## OBJECTIVE
Reproduce the top of the data verbatim, through and including the line that contains "const errTicks = [1e-12, 1e-10, 1e-8, 1e-6, 1e-4, 1e-2, 1];".

## SUPPLIED DATA
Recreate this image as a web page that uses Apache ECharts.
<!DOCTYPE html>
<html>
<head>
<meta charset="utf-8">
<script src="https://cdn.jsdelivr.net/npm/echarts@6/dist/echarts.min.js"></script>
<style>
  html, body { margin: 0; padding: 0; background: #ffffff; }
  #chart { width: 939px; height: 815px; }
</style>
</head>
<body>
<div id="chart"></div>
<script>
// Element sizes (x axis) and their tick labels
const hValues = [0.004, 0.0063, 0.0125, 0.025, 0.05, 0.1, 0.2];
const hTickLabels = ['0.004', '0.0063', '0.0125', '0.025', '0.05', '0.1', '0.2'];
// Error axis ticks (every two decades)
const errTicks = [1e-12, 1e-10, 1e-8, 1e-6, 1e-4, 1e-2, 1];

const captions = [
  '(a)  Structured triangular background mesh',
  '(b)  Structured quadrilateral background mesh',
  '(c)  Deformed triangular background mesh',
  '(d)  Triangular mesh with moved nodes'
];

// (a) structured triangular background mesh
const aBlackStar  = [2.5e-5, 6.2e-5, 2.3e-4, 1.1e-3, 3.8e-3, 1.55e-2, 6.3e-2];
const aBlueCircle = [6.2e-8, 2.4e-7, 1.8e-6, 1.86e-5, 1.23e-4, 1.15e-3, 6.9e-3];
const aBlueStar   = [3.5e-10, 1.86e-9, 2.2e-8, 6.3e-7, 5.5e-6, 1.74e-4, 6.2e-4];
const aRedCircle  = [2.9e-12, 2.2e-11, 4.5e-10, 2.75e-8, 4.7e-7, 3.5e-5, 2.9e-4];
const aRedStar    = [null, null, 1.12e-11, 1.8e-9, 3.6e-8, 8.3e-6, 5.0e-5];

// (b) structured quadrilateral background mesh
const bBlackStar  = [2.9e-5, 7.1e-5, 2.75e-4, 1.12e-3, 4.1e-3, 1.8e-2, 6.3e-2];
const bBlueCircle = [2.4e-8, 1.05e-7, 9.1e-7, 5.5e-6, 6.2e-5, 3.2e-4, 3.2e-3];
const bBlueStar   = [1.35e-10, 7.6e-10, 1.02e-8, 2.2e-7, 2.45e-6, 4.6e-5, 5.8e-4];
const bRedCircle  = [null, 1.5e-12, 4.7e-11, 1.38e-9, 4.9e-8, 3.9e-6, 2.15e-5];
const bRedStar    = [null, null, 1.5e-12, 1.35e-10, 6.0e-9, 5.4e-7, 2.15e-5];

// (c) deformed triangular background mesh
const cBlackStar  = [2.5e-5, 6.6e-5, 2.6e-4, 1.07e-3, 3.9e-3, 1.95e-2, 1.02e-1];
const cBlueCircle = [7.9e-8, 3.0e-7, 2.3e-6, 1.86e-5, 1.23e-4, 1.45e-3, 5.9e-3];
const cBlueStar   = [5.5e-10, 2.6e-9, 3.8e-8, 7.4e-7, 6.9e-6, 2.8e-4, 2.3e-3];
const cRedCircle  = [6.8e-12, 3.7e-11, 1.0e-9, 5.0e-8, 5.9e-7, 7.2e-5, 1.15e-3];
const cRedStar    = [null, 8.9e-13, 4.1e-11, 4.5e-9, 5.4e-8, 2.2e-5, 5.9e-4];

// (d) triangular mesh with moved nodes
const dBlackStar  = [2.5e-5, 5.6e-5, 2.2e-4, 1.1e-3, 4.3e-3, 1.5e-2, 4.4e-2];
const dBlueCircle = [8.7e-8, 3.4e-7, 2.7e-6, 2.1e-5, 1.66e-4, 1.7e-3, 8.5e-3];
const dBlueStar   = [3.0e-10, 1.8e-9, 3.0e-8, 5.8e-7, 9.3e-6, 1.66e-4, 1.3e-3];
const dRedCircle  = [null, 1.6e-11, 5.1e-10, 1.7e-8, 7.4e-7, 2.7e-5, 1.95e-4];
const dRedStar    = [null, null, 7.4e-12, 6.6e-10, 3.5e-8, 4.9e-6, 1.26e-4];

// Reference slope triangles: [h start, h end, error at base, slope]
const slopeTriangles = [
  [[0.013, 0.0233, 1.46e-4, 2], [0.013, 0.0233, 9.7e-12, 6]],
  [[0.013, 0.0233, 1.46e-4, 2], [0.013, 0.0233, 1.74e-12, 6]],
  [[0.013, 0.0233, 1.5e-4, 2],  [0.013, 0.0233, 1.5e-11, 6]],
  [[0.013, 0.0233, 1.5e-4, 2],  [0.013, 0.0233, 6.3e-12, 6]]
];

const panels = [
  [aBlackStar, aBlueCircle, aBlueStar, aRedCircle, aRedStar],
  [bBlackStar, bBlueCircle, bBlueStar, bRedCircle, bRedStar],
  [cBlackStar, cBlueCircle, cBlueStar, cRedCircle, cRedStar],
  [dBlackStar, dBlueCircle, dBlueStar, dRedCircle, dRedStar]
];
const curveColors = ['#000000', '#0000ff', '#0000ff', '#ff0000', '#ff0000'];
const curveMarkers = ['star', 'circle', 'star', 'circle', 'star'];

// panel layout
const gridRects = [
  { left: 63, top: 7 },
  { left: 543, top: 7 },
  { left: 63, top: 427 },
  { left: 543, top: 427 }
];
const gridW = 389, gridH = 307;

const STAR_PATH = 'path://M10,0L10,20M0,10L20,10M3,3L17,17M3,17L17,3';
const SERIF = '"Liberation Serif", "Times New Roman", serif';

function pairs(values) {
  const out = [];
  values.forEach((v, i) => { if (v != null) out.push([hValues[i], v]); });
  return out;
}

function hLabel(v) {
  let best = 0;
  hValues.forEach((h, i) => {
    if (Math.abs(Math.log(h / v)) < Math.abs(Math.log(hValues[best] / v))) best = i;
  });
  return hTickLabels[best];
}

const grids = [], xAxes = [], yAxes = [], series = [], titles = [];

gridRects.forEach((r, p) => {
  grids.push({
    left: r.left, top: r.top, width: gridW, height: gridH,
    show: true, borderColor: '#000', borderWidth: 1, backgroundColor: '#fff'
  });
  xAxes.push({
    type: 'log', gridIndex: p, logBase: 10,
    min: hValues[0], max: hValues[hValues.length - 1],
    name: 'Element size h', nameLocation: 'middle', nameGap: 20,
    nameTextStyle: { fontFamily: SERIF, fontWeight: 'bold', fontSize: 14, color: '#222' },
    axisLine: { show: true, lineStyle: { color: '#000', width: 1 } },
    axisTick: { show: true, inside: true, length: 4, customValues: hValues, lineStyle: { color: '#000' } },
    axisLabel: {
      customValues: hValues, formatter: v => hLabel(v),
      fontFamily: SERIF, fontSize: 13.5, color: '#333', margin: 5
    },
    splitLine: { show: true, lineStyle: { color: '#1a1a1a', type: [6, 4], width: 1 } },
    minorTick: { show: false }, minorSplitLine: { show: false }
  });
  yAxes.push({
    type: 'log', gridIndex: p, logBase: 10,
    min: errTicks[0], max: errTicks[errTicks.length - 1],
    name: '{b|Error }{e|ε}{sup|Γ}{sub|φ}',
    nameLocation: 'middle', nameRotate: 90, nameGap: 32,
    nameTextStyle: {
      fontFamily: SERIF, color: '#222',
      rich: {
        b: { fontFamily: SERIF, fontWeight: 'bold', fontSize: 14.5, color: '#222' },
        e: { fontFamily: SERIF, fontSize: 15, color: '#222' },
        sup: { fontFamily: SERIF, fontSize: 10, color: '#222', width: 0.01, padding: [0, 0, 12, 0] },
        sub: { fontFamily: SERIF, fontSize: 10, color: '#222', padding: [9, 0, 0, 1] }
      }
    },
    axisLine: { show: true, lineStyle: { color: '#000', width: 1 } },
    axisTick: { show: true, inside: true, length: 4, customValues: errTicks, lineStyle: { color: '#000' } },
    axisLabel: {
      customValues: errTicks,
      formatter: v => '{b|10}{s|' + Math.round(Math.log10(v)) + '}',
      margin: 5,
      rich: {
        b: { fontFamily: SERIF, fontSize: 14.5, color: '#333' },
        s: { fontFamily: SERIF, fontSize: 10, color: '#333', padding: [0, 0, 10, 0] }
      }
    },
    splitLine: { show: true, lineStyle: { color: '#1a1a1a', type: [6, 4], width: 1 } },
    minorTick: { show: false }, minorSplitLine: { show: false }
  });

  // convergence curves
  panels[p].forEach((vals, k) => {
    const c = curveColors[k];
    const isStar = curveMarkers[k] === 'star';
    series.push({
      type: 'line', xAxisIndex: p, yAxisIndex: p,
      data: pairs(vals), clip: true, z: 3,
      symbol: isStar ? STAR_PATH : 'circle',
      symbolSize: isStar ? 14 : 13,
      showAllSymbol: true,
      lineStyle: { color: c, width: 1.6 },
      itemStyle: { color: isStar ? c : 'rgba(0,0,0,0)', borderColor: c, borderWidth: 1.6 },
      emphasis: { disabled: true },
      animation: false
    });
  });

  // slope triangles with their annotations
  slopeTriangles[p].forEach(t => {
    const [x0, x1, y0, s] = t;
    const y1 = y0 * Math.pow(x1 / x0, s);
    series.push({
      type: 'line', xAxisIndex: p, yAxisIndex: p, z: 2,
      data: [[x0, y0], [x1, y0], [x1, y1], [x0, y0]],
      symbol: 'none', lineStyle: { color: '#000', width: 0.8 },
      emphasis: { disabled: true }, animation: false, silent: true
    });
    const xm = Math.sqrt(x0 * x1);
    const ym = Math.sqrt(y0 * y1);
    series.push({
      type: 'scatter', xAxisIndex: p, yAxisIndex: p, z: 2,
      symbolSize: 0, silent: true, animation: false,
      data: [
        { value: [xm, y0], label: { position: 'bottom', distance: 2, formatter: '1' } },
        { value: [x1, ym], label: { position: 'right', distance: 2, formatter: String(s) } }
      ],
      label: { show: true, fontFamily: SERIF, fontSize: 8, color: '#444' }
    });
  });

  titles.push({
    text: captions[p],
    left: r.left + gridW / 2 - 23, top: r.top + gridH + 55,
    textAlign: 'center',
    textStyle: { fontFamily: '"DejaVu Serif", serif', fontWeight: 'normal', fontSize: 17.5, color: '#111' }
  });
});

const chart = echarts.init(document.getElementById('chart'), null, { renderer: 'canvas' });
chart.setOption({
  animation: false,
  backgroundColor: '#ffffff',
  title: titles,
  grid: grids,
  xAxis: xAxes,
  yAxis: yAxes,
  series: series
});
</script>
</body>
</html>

## ANSWER IN FULL
Recreate this image as a web page that uses Apache ECharts.
<!DOCTYPE html>
<html>
<head>
<meta charset="utf-8">
<script src="https://cdn.jsdelivr.net/npm/echarts@6/dist/echarts.min.js"></script>
<style>
  html, body { margin: 0; padding: 0; background: #ffffff; }
  #chart { width: 939px; height: 815px; }
</style>
</head>
<body>
<div id="chart"></div>
<script>
// Element sizes (x axis) and their tick labels
const hValues = [0.004, 0.0063, 0.0125, 0.025, 0.05, 0.1, 0.2];
const hTickLabels = ['0.004', '0.0063', '0.0125', '0.025', '0.05', '0.1', '0.2'];
// Error axis ticks (every two decades)
const errTicks = [1e-12, 1e-10, 1e-8, 1e-6, 1e-4, 1e-2, 1];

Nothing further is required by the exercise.